Dans sa brève expérience d’économiste, il a laissé irrésolue la question des mécanismes qui permettraient de mener à bien une transition anticapitaliste réussie. Ces mécanismes requièrent des formes de planification reposant sur la démocratie socialiste afin de garantir la participation collective. Cette participation démocratique est indispensable afin de corriger les erreurs et de discuter des alternatives dans un système qui combine le pouvoir populaire avec la représentation directe.

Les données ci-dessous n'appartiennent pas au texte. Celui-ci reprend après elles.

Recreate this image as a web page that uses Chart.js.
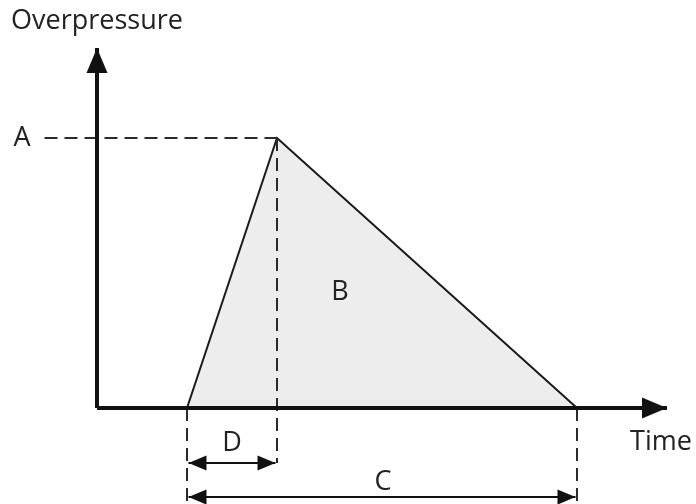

Il est clair que, dans l’actualité, n’importe quel débat sur la gestion économique présuppose la nationalisation préalable des entreprises stratégiques. Ce pas fut consommé de manière très accéléré à Cuba et il a une grande actualité dans les pays qui ont entrepris la nationalisation de leurs ressources en hydrocarbures.
L’Homme nouveau au XXIe siècle
Dans les débats sur l’impulsion de la productivité dans la transition au socialisme, Guevara a pris parti pour les « stimulants moraux » contre les « stimulants matériels ». Mais il a adopté cette position dans le contexte cubain des années 60, sans émettre pour autant un jugement applicable à n’importe quel moment ou pays.
Sa position fut cohérente avec le projet communiste de créer une éthique de « l’Homme nouveau ». Il promouvait l’extension de solidarité et de la fraternité depuis le début de la révolution, sans attendre de tels résultats par l’accumulation du bien-être matériel. Il soulignait l’impossibilité de forger une conscience socialiste en éludant l’engagement actif envers son prochain et rejetait le cynisme qu’il observait parmi les hiérarques du « socialisme réel ». Ce message humaniste trouve un écho profond parmi les jeunes qui admirent aujourd’hui le Che.
Guevara situait les obstacles pour ériger une société socialiste sur le terrain politique. Il ne plaçait pas ces difficultés dans l’égoïsme ou dans l’individualisme prétendument innés des gens. C’est pour cela que son héritage inclus un code de conduites, d’attitudes et de comportements qui incitent à poursuivre son œuvre.